For most organisations, the best approach is not a one-off awareness message. It is a simple on-site activity that removes friction and makes participation easy. If employees can complete a check in minutes, receive immediate results, and do it without booking an appointment, uptake is usually stronger.

What Know Your Numbers Week 2026 means at work

Know Your Numbers Week 2026 is well suited to workplace wellbeing because it focuses on measurable health data people can understand straight away. In practice, that usually means blood pressure first, then supporting metrics such as height, weight, BMI, pulse and body fat percentage.

That combination works well because it turns a broad wellbeing message into something specific.

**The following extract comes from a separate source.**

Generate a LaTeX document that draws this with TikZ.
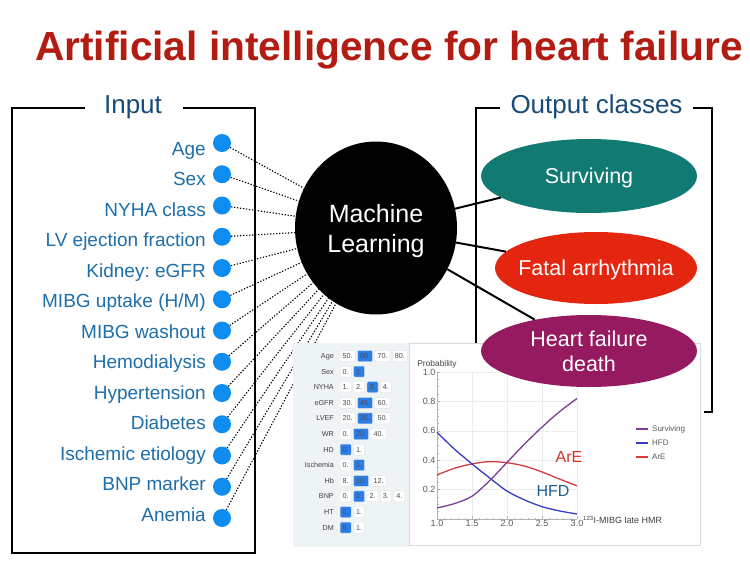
\documentclass[tikz,border=0pt]{standalone}
\usepackage{fontspec}
\setmainfont{Liberation Sans}
\usetikzlibrary{positioning,shapes.geometric}
\definecolor{titlered}{RGB}{178,28,18}
\definecolor{inblue}{RGB}{30,110,170}
\definecolor{dotblue}{RGB}{15,140,240}
\definecolor{hdrblue}{RGB}{25,75,120}
\definecolor{survc}{RGB}{16,122,115}
\definecolor{fatalc}{RGB}{228,38,16}
\definecolor{hfdc}{RGB}{150,26,96}
\definecolor{panelbg}{RGB}{238,243,245}
\definecolor{selblue}{RGB}{45,125,230}
\definecolor{curvsurv}{RGB}{125,60,150}
\definecolor{curvhfd}{RGB}{55,60,200}
\definecolor{curvare}{RGB}{210,60,60}
\definecolor{hfdtxt}{RGB}{30,95,140}
\definecolor{aretxt}{RGB}{210,50,40}
\newcommand\fsz[1]{\fontsize{#1}{#1}\selectfont}
\newcommand\optrow[4]{%
  \node[tlabel] (tl#1) at (334,#2) {#3};
  \foreach \ov/\os [count=\k] in {#4} {
    \ifnum\k=1
      \node[optbox, fill=\os, anchor=west] (o#1\k) at (340,#2) {\ov};
    \else
      \pgfmathtruncatemacro\pk{\k-1}
      \node[optbox, fill=\os, anchor=west] (o#1\k) at ([xshift=2pt]o#1\pk.east) {\ov};
    \fi
  }%
}
\tikzset{
  inlabel/.style={text=inblue, font=\fsz{19}, anchor=base east, inner sep=0},
  indot/.style={circle, fill=dotblue, minimum size=18pt, inner sep=0},
  hdr/.style={text=hdrblue, font=\fsz{26}, inner sep=0, anchor=base},
  boxline/.style={line width=2.8pt, black},
  outcls/.style={ellipse, text=white, font=\fontsize{21.5}{25}\selectfont, align=center, inner xsep=-20pt, inner ysep=0pt},
  link/.style={dash pattern=on 1.3pt off 1.7pt, line width=1.1pt},
  mllink/.style={line width=2pt},
  tlabel/.style={anchor=east, font=\fontsize{7.2}{8}\selectfont, text=black!75, inner sep=0, text height=5pt, text depth=0pt},
  optbox/.style={draw=gray!22, rounded corners=1pt, font=\fontsize{7.2}{8}\selectfont, text=black!70, inner xsep=2.5pt, inner ysep=0pt, minimum height=11pt, text height=5pt, text depth=0pt},
  gridc/.style={gray!15, line width=0.5pt},
  axisc/.style={gray!60, line width=0.6pt},
  ticklab/.style={font=\fsz{9}, text=black!65, inner sep=1.5pt},
  curve/.style={line width=1.3pt},
  legtxt/.style={font=\fsz{8}, text=black!65, anchor=west, inner sep=0},
}
\begin{document}
\frenchspacing
\begin{tikzpicture}[x=1pt, y=-1pt]
\useasboundingbox (0,0) rectangle (750,563);
\fill[white] (0,0) rectangle (750,563);

% title
\node[font=\bfseries\fontsize{40.7}{44}\selectfont, text=titlered, anchor=base, inner sep=0] (title) at (389,60) {Artificial intelligence for heart failure};

% input frame
\draw[boxline] (85,108) -- (12,108) -- (12,553) -- (255,553) -- (255,108) -- (183,108);
\node[hdr] (inhdr) at (133,113) {Input};

% machine learning
\node[ellipse, fill=black, minimum width=162pt, minimum height=173pt, text=white, font=\fontsize{25}{30}\selectfont, align=center, inner sep=0] (ml) at (376,228) {\rule{0pt}{24pt}Machine\\Learning};

% inputs
\foreach \t [count=\i from 0] in {Age, Sex, NYHA class, LV ejection fraction, Kidney: eGFR, {MIBG uptake (H/M)}, MIBG washout, Hemodialysis, Hypertension, Diabetes, Ischemic etiology, BNP marker, Anemia} {
  \node[indot] (d\i) at (222, {143+31.25*\i}) {};
  \node[inlabel] (l\i) at (206, {155+30.5*\i}) {\t};
  \draw[link] (d\i) -- (ml);
}

% output bracket
\draw[boxline] (500,108) -- (476,108) -- (476,343);
\draw[boxline] (693,108) -- (712,108) -- (712,412) -- (704,412);
\node[hdr] (outhdr) at (596.5,113) {Output classes};

% table panel
\fill[panelbg] (293,343) rectangle (409,547);
\optrow{a}{356}{Age}{50./white,60./selblue,70./white,80./white}
\optrow{b}{371.6}{Sex}{0./white,1./selblue}
\optrow{c}{387.2}{NYHA}{1./white,2./white,3./selblue,4./white}
\optrow{d}{402.8}{eGFR}{30./white,45./selblue,60./white}
\optrow{e}{418.4}{LVEF}{20./white,35./selblue,50./white}
\optrow{f}{434}{WR}{0./white,20./selblue,40./white}
\optrow{g}{449.6}{HD}{0./selblue,1./white}
\optrow{h}{465.2}{Ischemia}{0./white,1./selblue}
\optrow{i}{480.8}{Hb}{8./white,10./selblue,12./white}
\optrow{j}{496.4}{BNP}{0./white,1./selblue,2./white,3./white,4./white}
\optrow{k}{512}{HT}{0./selblue,1./white}
\optrow{l}{527.6}{DM}{0./selblue,1./white}

% plot panel
\draw[gray!30, fill=white, line width=0.6pt] (409,343) rectangle (700,545);
\begin{scope}[shift={(437,519)}, x=70pt, y=147pt]
  \foreach \gx in {0.5,1,1.5,2} \draw[gridc] (\gx,0) -- (\gx,1);
  \foreach \gy in {0.2,0.4,0.6,0.8,1} \draw[gridc] (0,\gy) -- (2,\gy);
  \draw[axisc] (0,0) -- (2,0);
  \draw[axisc] (0,0) -- (0,1);
  \foreach \m in {0,0.1,...,2.01} \draw[axisc, line width=0.4pt] (\m,0) -- ++(0pt,1.5pt);
  \foreach \m in {0,0.5,1,1.5,2} \draw[axisc] (\m,0) -- ++(0pt,3pt);
  \foreach \m in {0,0.05,...,1.01} \draw[axisc, line width=0.4pt] (0,\m) -- ++(1.5pt,0pt);
  \foreach \m in {0,0.2,0.4,0.6,0.8,1} \draw[axisc] (0,\m) -- ++(3pt,0pt);
  \foreach \m/\lab [count=\j] in {0/1.0,0.5/1.5,1/2.0,1.5/2.5,2/3.0}
    \node[ticklab, below] (xt\j) at (\m,0) {\lab};
  \foreach \m/\lab [count=\j] in {0.2/0.2,0.4/0.4,0.6/0.6,0.8/0.8,1/1.0}
    \node[ticklab, left] (yt\j) at (0,\m) {\lab};
  \draw[curve, curvare] plot[smooth] coordinates {(0,0.30) (0.25,0.345) (0.5,0.375) (0.75,0.39) (1.0,0.383) (1.25,0.36) (1.5,0.32) (1.75,0.272) (2,0.226)};
  \draw[curve, curvhfd] plot[smooth] coordinates {(0,0.59) (0.25,0.475) (0.5,0.375) (0.75,0.28) (1.0,0.19) (1.25,0.13) (1.5,0.084) (1.75,0.055) (2,0.034)};
  \draw[curve, curvsurv] plot[smooth] coordinates {(0,0.075) (0.25,0.105) (0.5,0.155) (0.75,0.26) (1.0,0.385) (1.25,0.51) (1.5,0.625) (1.75,0.73) (2,0.82)};
\end{scope}
\node[font=\fsz{8.4}, text=black!75, inner sep=0] (ylab) at (437,364) {Probability};
\node[font=\fsz{9}, text=black!75, anchor=west, inner sep=0] (xlab) at (583,520) {\textsuperscript{123}I-MIBG late HMR};
\node[font=\fsz{16}, text=aretxt, inner sep=0] (arelab) at (569,457) {ArE};
\node[font=\fsz{16}, text=hfdtxt, inner sep=0] (hfdlab) at (553,491) {HFD};
\draw[curve, curvsurv] (636,429) -- (648,429);
\draw[curve, curvhfd] (636,443) -- (648,443);
\draw[curve, curvare] (636,457) -- (648,457);
\node[legtxt] (lg1) at (652,429) {Surviving};
\node[legtxt] (lg2) at (652,443) {HFD};
\node[legtxt] (lg3) at (652,457) {ArE};

% output classes
\node[outcls, fill=survc, minimum width=216pt, minimum height=74pt] (surv) at (589,176) {\rule{0pt}{18.5pt}Surviving};
\node[outcls, fill=fatalc, minimum width=202pt, minimum height=72pt] (fatal) at (596,268) {\rule{0pt}{18.5pt}Fatal arrhythmia};
\node[outcls, fill=hfdc, minimum width=216pt, minimum height=72pt] (hfd) at (589,351) {Heart failure\\death};

\draw[mllink] (ml) -- (surv);
\draw[mllink] (ml) -- (fatal);
\draw[mllink] (ml) -- (hfd);
\end{tikzpicture}
\end{document}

Employees are not being asked to engage with an abstract campaign. They are being given a convenient way to check a few core numbers, understand what those numbers mean, and decide whether they need to take any follow-up action.

For HR and People teams, this also makes the week easier to deliver. A campaign built around quick health checks is clear, visible and easy to communicate across office-based, hybrid and multi-site teams.

How to run Know Your Numbers Week 2026 without creating extra admin

The main barrier to workplace screening is often logistics, not interest. If employees need to choose timeslots, travel off-site or wait for a clinician-led appointment, participation drops. That is why a self-serve model can work so well during Know Your Numbers Week 2026.

An on-site health screening kiosk gives employees access to core biometric checks in one place, usually in just a few minutes. They can step in during the working day, complete the assessment and receive instant printed results. From an employer point of view, the setup is straightforward. You need a suitable space, a standard power supply and a provider that can handle delivery, installation, maintenance and basic on-site guidance.

This is particularly useful for larger teams or sites where appointment-based screening would be difficult to manage. It allows more people to take part over the course of the day, without adding scheduling pressure to HR.

If you are planning a campaign around participation, this matters. The easier the process, the better the uptake. Our guide to Health Checks at Work, No Booking Needed covers why low-friction delivery tends to outperform more complicated formats.

Which health metrics matter most

Blood pressure is often the headline measure during Know Your Numbers Week because it is quick to capture and directly relevant to cardiovascular risk. It is also a useful prompt for employees who feel well but have not had a recent check.

Alongside that, height, weight and BMI help provide basic context, while pulse and body fat percentage can support wider conversations about lifestyle, fitness and general wellbeing. These are not diagnostic tools, and they should not be presented as such. Their value is in early awareness and prompting sensible next steps.

That distinction is important. A workplace campaign should make health checks accessible, not overcomplicate them. Employees need clear results, plain language and signposting to seek medical advice where appropriate.

For organisations that want to keep the campaign tightly focused, Blood pressure checks at work made simple is often a good starting point.

Making the week part of a broader wellbeing plan

The strongest Know Your Numbers Week campaigns do not sit in isolation. They connect with a wider wellbeing calendar and give employees more than one route into healthier habits.

For example, health screening can be paired with short educational sessions on nutrition, stress, sleep or movement. That matters because numbers on their own are useful, but numbers plus practical support are more likely to lead to behaviour change. An employee who sees a raised reading may then engage with a webinar on stress, attend a movement class, or start paying closer attention to sleep and exercise.

This is where employers get better value from the week. Instead of treating it as a standalone event, they use it as a participation point within a broader programme. If that is your aim, Know Your Numbers at Work: A Practical Campaign offers a sensible framework.

What employers should look for in delivery

For HR teams, convenience and operational reliability matter as much as the wellbeing message itself. A workable solution should be simple to deploy, suitable for normal workplace environments and supported by a provider that can manage the practicalities.

That includes clear installation requirements, dependable equipment, consumables where needed, and UK-wide service support if you are running activity across more than one location. It should also be easy for employees to use without lengthy instruction.

Relaxa supports this type of workplace screening with rentable kiosks that capture core biometric measures and print immediate results, while field service technicians handle delivery, setup and support. For organisations that want a practical route into Employee Health Screening That People Use, that model reduces admin and helps more employees take part.

Know Your Numbers Week 2026 works best when the process is quick, visible and easy to access. If employees can check their numbers during the day with minimal disruption, the campaign stops being another wellbeing message and starts becoming something people actually use.